↓↓↓

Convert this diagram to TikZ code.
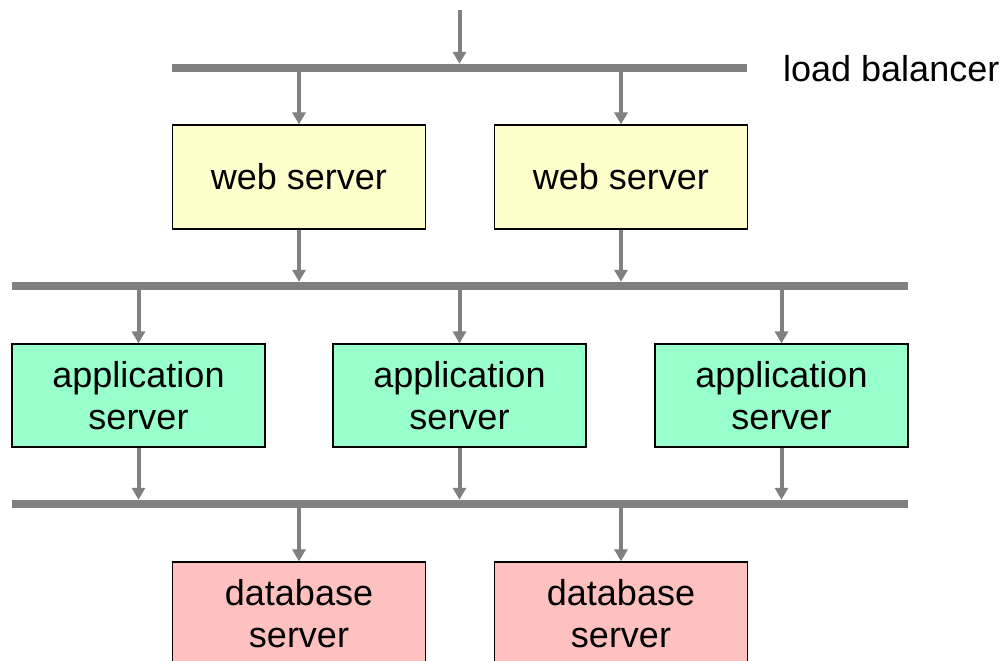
\documentclass[tikz,border=0pt]{standalone}
\usepackage{fontspec}
\setmainfont{Liberation Sans}
\usetikzlibrary{arrows.meta}
\definecolor{bargray}{HTML}{808080}
\definecolor{webfill}{HTML}{FFFFCC}
\definecolor{appfill}{HTML}{99FFCC}
\definecolor{dbfill}{HTML}{FFC0C0}
\begin{document}
\begin{tikzpicture}[x=1pt,y=-1pt,
  bar/.style={fill=bargray, inner sep=0pt, minimum height=8pt},
  srv/.style={draw=black, line width=1.2pt, minimum width=253pt, minimum height=104pt,
    inner sep=0pt, align=center, font=\fontsize{36}{42}\selectfont},
  conn/.style={draw=bargray, line width=4pt, -{Triangle[length=12pt,width=13pt]}},
  lbl/.style={font=\fontsize{36}{42}\selectfont, inner sep=0pt}
]
\useasboundingbox (0,0) rectangle (1005,661);
\clip (0,0) rectangle (1005,661);

% bars
\node[bar, minimum width=575pt] (lb)   at (459.5,68) {};
\node[bar, minimum width=896pt] (webbus) at (460,286) {};
\node[bar, minimum width=896pt] (appbus) at (460,504) {};

\node[lbl, anchor=base west] (lbtext) at (783,82) {load balancer};

% servers
\node[srv, fill=webfill] (web1) at (299,177) {web server};
\node[srv, fill=webfill] (web2) at (621,177) {web server};

\node[srv, fill=appfill, minimum height=103pt] (app1) at (138.5,395.5) {application\\server};
\node[srv, fill=appfill, minimum height=103pt] (app2) at (459.5,395.5) {application\\server};
\node[srv, fill=appfill, minimum height=103pt] (app3) at (781.5,395.5) {application\\server};

\node[srv, fill=dbfill] (db1) at (299,614) {database\\server};
\node[srv, fill=dbfill] (db2) at (621,614) {database\\server};

% connectors
\coordinate (src) at (459.5,10);
\draw[conn] (src) -- (src |- lb.north);

\draw[conn] (lb.south -| web1.north) -- (web1.north);
\draw[conn] (lb.south -| web2.north) -- (web2.north);

\draw[conn] (web1.south) -- (web1.south |- webbus.north);
\draw[conn] (web2.south) -- (web2.south |- webbus.north);

\draw[conn] (webbus.south -| app1.north) -- (app1.north);
\draw[conn] (webbus.south -| app2.north) -- (app2.north);
\draw[conn] (webbus.south -| app3.north) -- (app3.north);

\draw[conn] (app1.south) -- (app1.south |- appbus.north);
\draw[conn] (app2.south) -- (app2.south |- appbus.north);
\draw[conn] (app3.south) -- (app3.south |- appbus.north);

\draw[conn] (appbus.south -| db1.north) -- (db1.north);
\draw[conn] (appbus.south -| db2.north) -- (db2.north);
\end{tikzpicture}
\end{document}
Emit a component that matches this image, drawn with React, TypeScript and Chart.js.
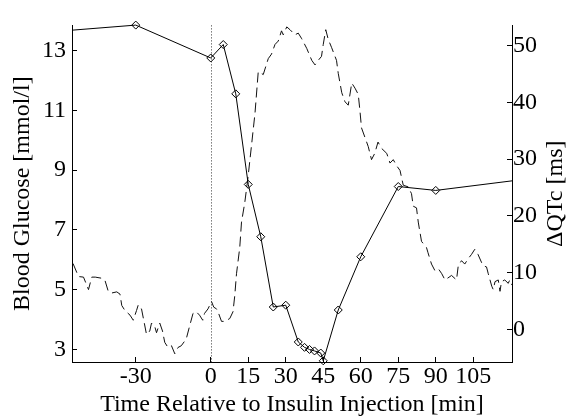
import { useEffect, useRef } from 'react';
import { Chart, registerables } from 'chart.js';

Chart.register(...registerables);

// ---- data ----
const GLUCOSE_T = [-55.5, -30, 0, 5, 10, 15, 20, 25, 30, 35, 37.5, 39.5, 41.5, 44, 45, 51, 60, 75, 90, 120.5];
const GLUCOSE_V = [13.68, 13.85, 12.75, 13.2, 11.55, 8.52, 6.77, 4.42, 4.48, 3.25, 3.07, 3.0, 2.95, 2.88, 2.62, 4.32, 6.1, 8.45, 8.32, 8.64];
const GLUCOSE_MARKER = [false, true, true, true, true, true, true, true, true, true, true, true, true, true, true, true, true, true, true, false];

const QTC_T = [
  -55.1, -52.9, -50.9, -48.9, -47.6, -46.2, -43.6, -42.3, -41.0, -39.6, -37.6, -36.3, -35.6, -34.3, -32.3, -31.0,
  -29.7, -29.0, -27.7, -26.8, -25.7, -24.4, -23.7, -22.4, -21.7, -20.4, -19.3, -18.4, -17.1, -15.7, -14.4, -13.1,
  -11.8, -9.8, -8.5, -7.1, -5.8, -4.5, -3.2, -2.5, -1.1, 0.3, 1.2, 2.3, 2.9, 4.3, 5.6, 7.6, 8.9, 9.6, 10.3, 11.6,
  12.3, 13.6, 14.9, 16.3, 17.7, 19.0, 21.0, 23.0, 24.3, 25.7, 27.0, 28.3, 29.0, 30.4, 31.7, 33.7, 35.0, 36.4, 38.4,
  40.4, 41.7, 43.0, 44.3, 45.0, 46.0, 47.0, 48.3, 50.3, 51.0, 52.4, 53.7, 55.0, 56.4, 57.7, 59.0, 59.7, 60.3, 61.7,
  63.0, 64.3, 65.6, 66.9, 68.3, 70.4, 71.7, 73.0, 74.4, 75.7, 77.0, 79.0, 80.3, 81.0, 82.3, 83.0, 84.3, 86.3, 86.9,
  88.3, 89.6, 91.0, 92.4, 93.7, 95.7, 96.3, 98.3, 99.0, 100.3, 101.6, 102.9, 104.3, 105.6, 106.9, 108.3, 108.9,
  110.3, 111.0, 112.4, 113.0, 113.7, 115.0, 115.7, 116.3, 117.6, 119.0, 119.6, 120.5
];
const QTC_V = [
  11.6, 9.3, 9.2, 7.0, 9.2, 9.2, 9.0, 8.6, 6.7, 6.4, 6.6, 6.2, 4.2, 3.3, 2.5, 1.6,
  3.3, 4.3, 3.6, 1.6, -0.9, -0.3, 1.1, 0.5, -0.6, 1.1, -0.3, -2.3, -3.2, -2.9, -4.3, -3.2,
  -2.9, -1.7, 0.5, 2.8, 3.1, 2.5, 1.6, 2.8, 3.6, 4.9, 3.9, 3.6, 3.1, 1.4, 1.4, 1.9, 3.1, 5.9, 9.8, 14.4,
  18.9, 22.3, 26.8, 32.4, 38.1, 45.4, 44.9, 47.7, 48.5, 50.2, 50.8, 52.6, 51.9, 53.3, 52.8, 51.9, 52.2, 51.2, 49.5,
  47.4, 46.6, 47.4, 48.1, 50.2, 52.8, 51.1, 49.7, 47.4, 45.1, 41.7, 40.1, 39.5, 43.4, 42.5, 41.4, 38.4, 35.5, 33.8,
  32.2, 29.9, 31.0, 33.0, 31.9, 31.0, 29.3, 29.9, 28.8, 28.0, 25.4, 25.1, 23.9, 21.7, 21.4, 18.9, 15.5, 14.4, 13.5,
  11.5, 10.4, 10.7, 9.8, 8.7, 9.3, 9.5, 8.7, 11.2, 12.1, 11.5, 12.4, 13.2, 14.1, 13.2, 11.8, 11.2,
  11.0, 9.8, 7.6, 7.0, 8.4, 8.7, 6.7, 8.4, 8.7, 8.1, 8.7, 7.8, 8.0
];

const X_TICKS = [-30, 0, 15, 30, 45, 60, 75, 90, 105];
const LEFT_TICKS = [3, 5, 7, 9, 11, 13];
const RIGHT_TICKS = [0, 10, 20, 30, 40, 50];

const X_TITLE = 'Time Relative to Insulin Injection [min]';
const LEFT_TITLE = 'Blood Glucose [mmol/l]';
const RIGHT_TITLE = '\u0394QTc [ms]';

const FONT = "'Liberation Serif', 'Times New Roman', serif";

export default function App() {
  const ref = useRef<HTMLCanvasElement | null>(null);

  useEffect(() => {
    if (!ref.current) return;

    const zeroLine = {
      id: 'zeroLine',
      beforeDatasetsDraw(chart: any) {
        const x = chart.scales.x.getPixelForValue(0);
        const { top, bottom } = chart.chartArea;
        const ctx = chart.ctx;
        ctx.save();
        ctx.strokeStyle = '#333';
        ctx.lineWidth = 1;
        ctx.setLineDash([1, 2]);
        ctx.beginPath();
        ctx.moveTo(Math.round(x) + 0.5, top);
        ctx.lineTo(Math.round(x) + 0.5, bottom);
        ctx.stroke();
        ctx.restore();
      },
    };

    const rightTitle = {
      id: 'rightTitle',
      afterDraw(chart: any) {
        const s = chart.scales.y2;
        const { top, bottom } = chart.chartArea;
        const ctx = chart.ctx;
        ctx.save();
        ctx.translate(s.right - 12, (top + bottom) / 2);
        ctx.rotate(-Math.PI / 2);
        ctx.font = `24px ${FONT}`;
        ctx.fillStyle = '#000';
        ctx.textAlign = 'center';
        ctx.textBaseline = 'middle';
        ctx.fillText(RIGHT_TITLE, 0, 0);
        ctx.restore();
      },
    };

    const tickFont = { family: FONT, size: 24 };
    const axisGrid = {
      drawOnChartArea: false,
      drawTicks: true,
      tickLength: -5,
      color: '#000',
      tickColor: '#000',
      lineWidth: 1,
    };
    const axisBorder = { display: true, color: '#000', width: 1 };

    const chart = new Chart(ref.current, {
      type: 'line',
      data: {
        datasets: [
          {
            label: 'Glucose',
            data: GLUCOSE_T.map((t, i) => ({ x: t, y: GLUCOSE_V[i] })),
            yAxisID: 'y',
            borderColor: '#000',
            borderWidth: 1,
            pointStyle: 'rectRot',
            pointRadius: GLUCOSE_MARKER.map((m) => (m ? 4 : 0)),
            pointBorderColor: '#000',
            pointBorderWidth: 1,
            pointBackgroundColor: 'rgba(0,0,0,0)',
            tension: 0,
            clip: { left: 0, right: 0, bottom: 6, top: 8 },
          },
          {
            label: 'QTc',
            data: QTC_T.map((t, i) => ({ x: t, y: QTC_V[i] })),
            yAxisID: 'y2',
            borderColor: '#111',
            borderWidth: 1,
            borderDash: [10, 5],
            pointRadius: 0,
            tension: 0,
          },
        ],
      },
      options: {
        animation: false,
        responsive: false,
        devicePixelRatio: 1,
        layout: { padding: { top: 12, left: 0, right: 0, bottom: 0 } },
        plugins: {
          legend: { display: false },
          tooltip: { enabled: false },
          title: { display: false },
        },
        scales: {
          x: {
            type: 'linear',
            min: -55.5,
            max: 120.5,
            afterBuildTicks: (s: any) => {
              s.ticks = X_TICKS.map((v) => ({ value: v }));
            },
            afterFit: (s: any) => {
              s.height = 55;
            },
            ticks: {
              font: tickFont,
              color: '#000',
              padding: 5,
              autoSkip: false,
              maxRotation: 0,
              minRotation: 0,
              callback: (v: any) => String(v),
            },
            grid: axisGrid,
            border: axisBorder,
            title: {
              display: true,
              text: X_TITLE,
              color: '#000',
              font: { family: FONT, size: 24, lineHeight: 1 },
              padding: { top: 0, bottom: 0 },
            },
          },
          y: {
            type: 'linear',
            position: 'left',
            min: 2.58,
            max: 13.84,
            afterBuildTicks: (s: any) => {
              s.ticks = LEFT_TICKS.map((v) => ({ value: v }));
            },
            afterFit: (s: any) => {
              s.width = 72;
            },
            ticks: {
              font: tickFont,
              color: '#000',
              padding: 11,
              callback: (v: any) => String(v),
            },
            grid: axisGrid,
            border: axisBorder,
            title: {
              display: true,
              text: LEFT_TITLE,
              color: '#000',
              font: { family: FONT, size: 24, lineHeight: 1 },
              padding: { top: 11, bottom: 0 },
            },
          },
          y2: {
            type: 'linear',
            position: 'right',
            min: -5.76,
            max: 53.56,
            afterBuildTicks: (s: any) => {
              s.ticks = RIGHT_TICKS.map((v) => ({ value: v }));
            },
            afterFit: (s: any) => {
              s.width = 56;
            },
            ticks: {
              font: tickFont,
              color: '#000',
              padding: 6,
              callback: (v: any) => String(v),
            },
            grid: axisGrid,
            border: axisBorder,
            title: { display: false },
          },
        },
      },
      plugins: [zeroLine, rightTitle],
    } as any);

    return () => chart.destroy();
  }, []);

  return (
    <canvas
      ref={ref}
      width={568}
      height={417}
      style={{ position: 'fixed', left: 0, top: 0, display: 'block', background: '#fff' }}
    />
  );
}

↑↑↑

Above are the records. Copy word for word only their lines from the one holding "Emit a component" through the one holding "Chart.register(...registerables);", both included, and skip the images.

Emit a component that matches this image, drawn with React, TypeScript and Chart.js.
import { useEffect, useRef } from 'react';
import { Chart, registerables } from 'chart.js';

Chart.register(...registerables);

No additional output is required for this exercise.